Is a cup & handle pattern bullish or bearish?

The cup and handle is considered to be a bullish signal in technical analysis.

The pattern is formed when the price moves in a U-shaped pattern, creating a “cup,” and a subsequent smaller downward movement creating the “handle.” This pattern indicates the stock or cryptocurrency is likely to see higher prices in the future.

Can cup and handle be bearish?

The standard cup and handle pattern is a bullish signal, but there is also a bearish version of this pattern called “Inverse Cup and Handle” pattern.

An inverse cup and handle pattern forms with the bottom of the cup being at the top of the stock’s price movement. The handle forms as a subsequent, smaller upward movement at the top of the cup (near the bottom of the chart pattern).

Just flip the chart of a typical cup and handle upside down and you will see an inverse cup and handle. This pattern is considered to be a bearish signal that indicates a stock may see a price decrease in the future.

What does a cup and handle pattern indicate?

The cup and handle is a bullish continuation pattern that marks a consolidation period followed by a breakout.

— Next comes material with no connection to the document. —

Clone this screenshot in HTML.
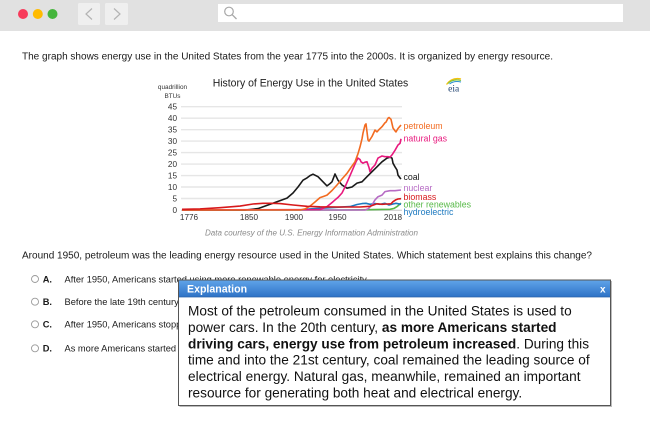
<!DOCTYPE html>
<html>
<head>
<meta charset="utf-8">
<style>
  html,body{margin:0;padding:0;background:#fff;}
  body{width:650px;height:433px;overflow:hidden;position:relative;font-family:"Liberation Sans",Arial,sans-serif;}
  svg{display:block;position:absolute;left:0;top:0;}
</style>
</head>
<body>
<svg width="650" height="433" viewBox="0 0 650 433" xmlns="http://www.w3.org/2000/svg" font-family="Liberation Sans, Arial, sans-serif">
  <defs>
    <linearGradient id="hdr" x1="0" y1="0" x2="0" y2="1">
      <stop offset="0" stop-color="#5fa3e8"/>
      <stop offset="1" stop-color="#2d72c6"/>
    </linearGradient>
  </defs>

  <!-- browser chrome -->
  <rect x="0" y="0" width="650" height="31" fill="#e1e1e1"/>
  <circle cx="23" cy="14" r="5" fill="#f73a5a"/>
  <circle cx="37.8" cy="14" r="5" fill="#ffbb00"/>
  <circle cx="52.5" cy="14" r="5" fill="#45b53c"/>
  <rect x="78" y="3" width="22" height="22" rx="1.5" fill="#efefef"/>
  <polyline points="92,8.5 86,14 92,19.5" fill="none" stroke="#b3b3b3" stroke-width="1.2"/>
  <rect x="105" y="3" width="23" height="22" rx="1.5" fill="#efefef"/>
  <polyline points="114,8.5 120,14 114,19.5" fill="none" stroke="#b3b3b3" stroke-width="1.2"/>
  <rect x="218" y="4" width="405" height="18" fill="#ffffff"/>
  <circle cx="229" cy="11.5" r="4.3" fill="none" stroke="#a8a8a8" stroke-width="1.2"/>
  <line x1="232.2" y1="14.7" x2="236.5" y2="19" stroke="#a8a8a8" stroke-width="1.3"/>

  <!-- intro text -->
  <text x="22" y="59.6" font-size="9.8" fill="#1a1a1a" textLength="531" lengthAdjust="spacingAndGlyphs">The graph shows energy use in the United States from the year 1775 into the 2000s. It is organized by energy resource.</text>

  <!-- chart title -->
  <text x="212.7" y="86.3" font-size="10.6" fill="#222" textLength="195.6" lengthAdjust="spacingAndGlyphs">History of Energy Use in the United States</text>
  <text x="172.5" y="88.8" font-size="6.4" fill="#333" text-anchor="middle">quadrillion</text>
  <text x="172.5" y="97.8" font-size="6.4" fill="#333" text-anchor="middle">BTUs</text>

  <!-- eia logo -->
  <path d="M446.5,84.5 Q452,77 461,79" fill="none" stroke="#f4c20d" stroke-width="1.3"/>
  <path d="M448,83.5 Q453,78.5 461,80.5" fill="none" stroke="#7cc242" stroke-width="1.1"/>
  <path d="M449.5,84 Q454,80.5 461,82" fill="none" stroke="#2a8fd0" stroke-width="1"/>
  <text x="453.7" y="91.5" font-size="9.5" fill="#1d3f6e" text-anchor="middle" font-family="Liberation Serif, serif">eia</text>

  <!-- gridlines -->
  <g stroke="#e6e6e6" stroke-width="1.4">
    <line x1="181" y1="106.7" x2="402" y2="106.7"/>
    <line x1="181" y1="118.2" x2="402" y2="118.2"/>
    <line x1="181" y1="129.7" x2="402" y2="129.7"/>
    <line x1="181" y1="141.1" x2="402" y2="141.1"/>
    <line x1="181" y1="152.6" x2="402" y2="152.6"/>
    <line x1="181" y1="164.1" x2="402" y2="164.1"/>
    <line x1="181" y1="175.6" x2="402" y2="175.6"/>
    <line x1="181" y1="187.0" x2="402" y2="187.0"/>
    <line x1="181" y1="198.5" x2="402" y2="198.5"/>
  </g>
  <line x1="181" y1="210.3" x2="402" y2="210.3" stroke="#d6d6d6" stroke-width="1.4"/>

  <!-- y tick labels -->
  <g font-size="8.2" fill="#333" text-anchor="end">
    <text x="177" y="109.7">45</text>
    <text x="177" y="121.2">40</text>
    <text x="177" y="132.7">35</text>
    <text x="177" y="144.1">30</text>
    <text x="177" y="155.6">25</text>
    <text x="177" y="167.1">20</text>
    <text x="177" y="178.6">15</text>
    <text x="177" y="190.0">10</text>
    <text x="177" y="201.5">5</text>
    <text x="177" y="213.0">0</text>
  </g>
  <!-- x tick labels -->
  <g font-size="8.2" fill="#333" text-anchor="middle">
    <text x="189" y="219.8">1776</text>
    <text x="249" y="219.8">1850</text>
    <text x="294" y="219.8">1900</text>
    <text x="337.5" y="219.8">1950</text>
    <text x="393" y="219.8">2018</text>
  </g>

  <!-- series -->
  <g fill="none" stroke-width="1.6" stroke-linejoin="round">
    <!-- other renewables -->
    <polyline stroke="#57b947" points="182,210 340,210 360,209.8 390,209.3 394,208.4 397,206.6 401,203.1"/>
    <!-- hydro -->
    <polyline stroke="#1e7ac0" points="182,210 300,210 310,208.9 330,207.7 345,206.8 350,206.6 357,204.5 362,203.6 366,203.3 370,204.3 375,203.6 380,204.3 385,203.3 389,205 393,204 396,203.3 401,204.3"/>
    <!-- nuclear -->
    <polyline stroke="#b66bc4" points="182,210 365,210 368,208.9 372,205 375,199.9 378,196.7 382,195.1 385,191.6 390,190.7 395,190.7 401,190"/>
    <!-- coal -->
    <polyline stroke="#1a1a1a" points="182,210 245,210 250,209.5 258,208.6 267,205.4 277,201.7 287,198.1 293,193 298,187 303,180.2 307,177.9 310,175.6 313,174.2 318,176.7 323,181.8 327,185.9 330,183.6 332,181.8 335,174 338,180.2 342,185 347,188.2 352,187 357,183.1 362,181.8 367,176.7 372,171.7 377,166.8 382,161.8 387,158.1 390,157.2 392,158.1 393,163.2 395,166.8 397,170 398,175.1 400,177.9 401,179"/>
    <!-- natural gas -->
    <polyline stroke="#e8197e" points="182,210 320,209.5 327,206.6 333,201.7 338,197.4 342,193 345,187 348,180.2 351,173.3 353,168.7 356,161.8 358,158.1 360,159.5 361,161.8 363,163.2 365,162.2 367,161.8 369,167.5 370,171.7 372,168.2 375,165 378,158.1 382,156 385,156.7 388,156.7 390,157.2 392,154.9 395,150.3 398,145 400,143.4 401,138.8"/>
    <!-- petroleum -->
    <polyline stroke="#f26b21" points="182,210 300,210 305,208.9 310,206.1 315,202 320,197.6 324,196.2 327,195.1 332,190.5 337,185 342,179 347,173.3 351,167.5 355,161.8 358,153.7 360,146.9 362,138.8 363,133.1 365,125 366,123.9 367,131.9 368,140 369,141.1 372,136.5 375,130.1 377,131.9 379,129.6 382,126.7 385,122.8 386,122.1 388,118.2 389,117.5 391,119.3 393,128 395,130.8 396,131.9 398,128.5 400,126.2 401,125"/>
    <!-- biomass -->
    <polyline stroke="#d7191c" points="182,209.3 200,208.9 220,207.7 240,206.1 253,204 263,203.3 272,203.3 280,203.6 293,205 307,206.3 320,206.8 340,207 360,207 370,206.3 377,203.8 382,204.3 387,204 391,203.8 393,201.7 396,199.7 398,199 401,198.7"/>
  </g>

  <!-- series labels -->
  <g font-size="8.8">
    <text x="403.5" y="129" fill="#f26b21">petroleum</text>
    <text x="403.5" y="141.6" fill="#e8197e">natural gas</text>
    <text x="403.5" y="180" fill="#1a1a1a">coal</text>
    <text x="403.5" y="191" fill="#b66bc4">nuclear</text>
    <text x="403.5" y="200" fill="#d7191c">biomass</text>
    <text x="403.5" y="207.6" fill="#57b947">other renewables</text>
    <text x="403.5" y="215" fill="#1e7ac0">hydroelectric</text>
  </g>

  <text x="205" y="235.6" font-size="8" font-style="italic" fill="#8a8a8a" textLength="213" lengthAdjust="spacingAndGlyphs">Data courtesy of the U.S. Energy Information Administration</text>

  <!-- question -->
  <text x="22" y="258.5" font-size="9.7" fill="#1a1a1a" textLength="570" lengthAdjust="spacingAndGlyphs">Around 1950, petroleum was the leading energy resource used in the United States. Which statement best explains this change?</text>

  <!-- options -->
  <g font-size="9.3" fill="#1a1a1a">
    <circle cx="35" cy="279" r="3.5" fill="#fff" stroke="#9a9a9a" stroke-width="0.9"/>
    <text x="42.7" y="282.3" font-weight="bold">A.</text>
    <text x="64.5" y="282.3">After 1950, Americans started using more renewable energy for electricity.</text>

    <circle cx="35" cy="301.7" r="3.5" fill="#fff" stroke="#9a9a9a" stroke-width="0.9"/>
    <text x="42.7" y="305" font-weight="bold">B.</text>
    <text x="64.5" y="305">Before the late 19th century, Americans used mostly wood for energy.</text>

    <circle cx="35" cy="324.3" r="3.5" fill="#fff" stroke="#9a9a9a" stroke-width="0.9"/>
    <text x="42.7" y="327.6" font-weight="bold">C.</text>
    <text x="64.5" y="327.6">After 1950, Americans stopped using coal for electricity.</text>

    <circle cx="35" cy="348.3" r="3.5" fill="#fff" stroke="#9a9a9a" stroke-width="0.9"/>
    <text x="42.7" y="351.6" font-weight="bold">D.</text>
    <text x="64.5" y="351.6">As more Americans started driving cars, energy use from petroleum increased.</text>
  </g>

  <!-- explanation box -->
  <rect x="179.5" y="281" width="432.5" height="126" fill="#777" opacity="0.5"/>
  <rect x="178.5" y="280" width="432" height="125.5" fill="#ffffff" stroke="#555" stroke-width="1"/>
  <rect x="179" y="280.5" width="431" height="16.5" fill="url(#hdr)"/>
  <line x1="179" y1="297" x2="610" y2="297" stroke="#2a62a8" stroke-width="0.8"/>
  <text x="187" y="292.3" font-size="10.6" font-weight="bold" fill="#ffffff">Explanation</text>
  <text x="600" y="292.3" font-size="10" font-weight="bold" fill="#ffffff">x</text>

  <g font-size="13.65" fill="#111">
    <text x="188" y="315.5">Most of the petroleum consumed in the United States is used to</text>
    <text x="188" y="331.9">power cars. In the 20th century, <tspan font-weight="bold">as more Americans started</tspan></text>
    <text x="188" y="348.3"><tspan font-weight="bold">driving cars, energy use from petroleum increased</tspan>. During this</text>
    <text x="188" y="364.7">time and into the 21st century, coal remained the leading source of</text>
    <text x="188" y="381.1">electrical energy. Natural gas, meanwhile, remained an important</text>
    <text x="188" y="397.5">resource for generating both heat and electrical energy.</text>
  </g>
</svg>
</body>
</html>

It is considered a signal of an uptrend in the stock market and is used to discover opportunities to go long.

The pattern starts when a stock’s price runs up, then pulls back to form a cup shape. After that, a handle forms, which is a slight downward drift in the stock’s price.

The breakout from the handle’s trading range signals a continuation of the prior uptrend.

How do you find a cup and handle pattern?

To identify the pattern, you need to look at the price chart of a stock or cryptocurrency. The pattern consists of two parts: the cup and the handle.

The cup is formed after an advance and looks like a bowl or rounding bottom. As the cup is completed, a trading range develops on the right-hand side and the handle is formed.

The handle typically has a slight downward drift. When the handle is completed, a breakout from the handle’s trading range signals a continuation of the prior advance.

To qualify as a cup and handle pattern, the retracement of the cup should be 1/3 or less of the previous advance. The handle should have a retracement of 1/3 or less of the cup’s advance and should complete within 1-4 weeks.

To confirm the pattern, there should be a substantial increase in volume on the breakout above the handle’s resistance.

What happens after a cup and handle pattern?

After a cup and handle pattern forms, the price should see a sharp increase in the short- to medium-term.

The cup forms after an advance and looks like a bowl or rounding bottom. As the cup is completed, a trading range develops on the right-hand side and the handle is formed. A subsequent breakout from the handle’s trading range signals a continuation of the prior advance.

Volume should increase on the breakout, signaling increased investor interest and confidence in the stock. This often results in a rally that can last several weeks or months, and reach the target price that was calculated from the cup and handle pattern.

How do you scan for a cup and handle pattern?

To scan for a cup and handle pattern, you can use manual charting techniques to look for the U-shape pattern in a stock’s price action. You can also use automatic screeners such as TC2000 to look for the pattern. Our daily swing trading report, The Wagner Daily, also highlights top cup and handle patterns as they develop.

It’s important to remember to look at the chart pattern over a longer-term time frame, such as daily, weekly, and monthly charts, in order to identify the pattern correctly. Additionally, when you identify the pattern, you should wait for the handle to form completely before entering a trade.